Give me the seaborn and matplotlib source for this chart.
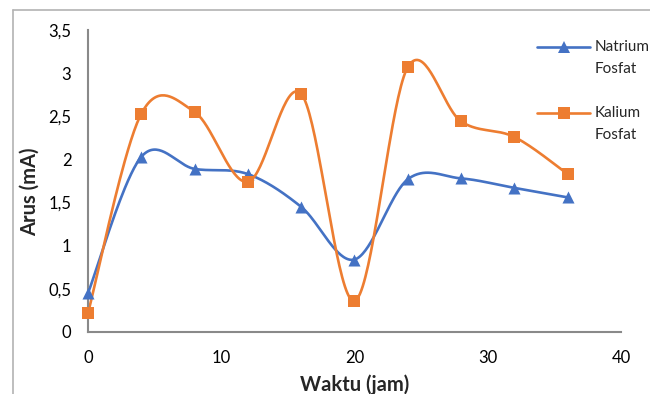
import numpy as np
import pandas as pd
import matplotlib
matplotlib.use("Agg")
import matplotlib.pyplot as plt
from matplotlib.lines import Line2D
from matplotlib.legend_handler import HandlerLine2D
from matplotlib.ticker import FuncFormatter, MultipleLocator
import seaborn as sns

# Measurement data
waktu = [0, 4, 8, 12, 16, 20, 24, 28, 32, 36]
natrium_fosfat = [0.45, 2.03, 1.89, 1.83, 1.45, 0.84, 1.77, 1.78, 1.67, 1.56]
kalium_fosfat = [0.22, 2.53, 2.55, 1.74, 2.76, 0.36, 3.07, 2.44, 2.26, 1.83]
series_names = ["Natrium\nFosfat", "Kalium\nFosfat"]
colors = ["#4472C4", "#ED7D31"]
markers = ["^", "s"]


def smooth_curve(x, y, n=40):
    """Cardinal (Catmull-Rom style) Bezier smoothing through every point."""
    x = np.asarray(x, float)
    y = np.asarray(y, float)
    px = np.concatenate([[x[0]], x, [x[-1]]])
    py = np.concatenate([[y[0]], y, [y[-1]]])
    xs, ys = [], []
    t = np.linspace(0, 1, n)
    for i in range(len(x) - 1):
        p0 = np.array([px[i + 1], py[i + 1]])
        p3 = np.array([px[i + 2], py[i + 2]])
        c1 = p0 + (np.array([px[i + 2], py[i + 2]]) - np.array([px[i], py[i]])) / 6
        c2 = p3 - (np.array([px[i + 3], py[i + 3]]) - np.array([px[i + 1], py[i + 1]])) / 6
        b = ((1 - t) ** 3)[:, None] * p0 + (3 * (1 - t) ** 2 * t)[:, None] * c1 \
            + (3 * (1 - t) * t ** 2)[:, None] * c2 + (t ** 3)[:, None] * p3
        xs.append(b[:, 0] if i == 0 else b[1:, 0])
        ys.append(b[:, 1] if i == 0 else b[1:, 1])
    return np.concatenate(xs), np.concatenate(ys)


class FirstLineHandler(HandlerLine2D):
    """Legend line handle raised to sit beside the first line of a two-line label."""

    def __init__(self, shift, **kw):
        super().__init__(**kw)
        self.shift = shift

    def create_artists(self, legend, orig_handle, xdescent, ydescent, width,
                       height, fontsize, trans):
        return super().create_artists(legend, orig_handle, xdescent,
                                      ydescent - 2 * self.shift, width, height,
                                      fontsize, trans)


sns.set_theme(style="white")
plt.rcParams["font.family"] = ["Lato", "DejaVu Sans"]

fig = plt.figure(figsize=(6.5, 3.94), dpi=100)
ax = fig.add_axes([88 / 650, 1 - 332 / 394, (621 - 88) / 650, (332 - 30) / 394])

for vals, name, col, mk in zip([natrium_fosfat, kalium_fosfat], series_names, colors, markers):
    sx, sy = smooth_curve(waktu, vals)
    curve = pd.DataFrame({"Waktu": sx, "Arus": sy})
    pts = pd.DataFrame({"Waktu": waktu, "Arus": vals})
    sns.lineplot(data=curve, x="Waktu", y="Arus", ax=ax, color=col, lw=1.9,
                 sort=False, estimator=None, clip_on=False)
    sns.scatterplot(data=pts, x="Waktu", y="Arus", ax=ax, color=col, marker=mk,
                    s=75 if mk == "^" else 65, linewidth=0, zorder=5, clip_on=False)

ax.set_xlim(0, 40)
ax.set_ylim(0, 3.5)
ax.xaxis.set_major_locator(MultipleLocator(10))
ax.yaxis.set_major_locator(MultipleLocator(0.5))
ax.yaxis.set_major_formatter(FuncFormatter(lambda v, p: f"{v:g}".replace(".", ",")))
ax.tick_params(axis="both", length=0, labelsize=12, colors="#000000")
ax.tick_params(axis="x", pad=13)
ax.tick_params(axis="y", pad=12)

for side in ["top", "right"]:
    ax.spines[side].set_visible(False)
for side in ["left", "bottom"]:
    ax.spines[side].set_color("#898989")
    ax.spines[side].set_linewidth(1.5)

ax.set_xlabel("Waktu (jam)", fontsize=14.5, fontweight="bold", va="center")
ax.set_ylabel("Arus (mA)", fontsize=14.5, fontweight="bold", va="center")
ax.xaxis.set_label_coords(0.5, (332 - 385) / 302)
ax.yaxis.set_label_coords((30 - 88) / 533, (332 - 192) / 302)

handles = [Line2D([0], [0], color=c, lw=1.9, marker=m, markersize=8.5, markeredgewidth=0)
           for c, m in zip(colors, markers)]
leg = fig.legend(handles, series_names, loc="upper left",
                 bbox_to_anchor=(537 / 650, 1 - 40 / 394), frameon=False,
                 fontsize=11, handlelength=3.5, handletextpad=0.25,
                 labelspacing=2.0, borderpad=0, borderaxespad=0,
                 handler_map={h: FirstLineHandler(shift=8.0) for h in handles})
for txt in leg.get_texts():
    txt.set_linespacing(1.7)

# Outer frame lines
fig.add_artist(Line2D([13 / 650, 1], [1 - 10 / 394, 1 - 10 / 394], color="#b3b3b3", lw=1.2))
fig.add_artist(Line2D([13 / 650, 13 / 650], [0, 1 - 10 / 394], color="#b3b3b3", lw=1.2))

fig.savefig("out.png", dpi=100)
————
▸ EXERCISE DIRECTIONS:
Extract the lines exactly, please: the first line of the listing, the line with "import seaborn as sns", and every line between them, but no pictures.

▸ COMPLETED TASK:
Give me the seaborn and matplotlib source for this chart.
import numpy as np
import pandas as pd
import matplotlib
matplotlib.use("Agg")
import matplotlib.pyplot as plt
from matplotlib.lines import Line2D
from matplotlib.legend_handler import HandlerLine2D
from matplotlib.ticker import FuncFormatter, MultipleLocator
import seaborn as sns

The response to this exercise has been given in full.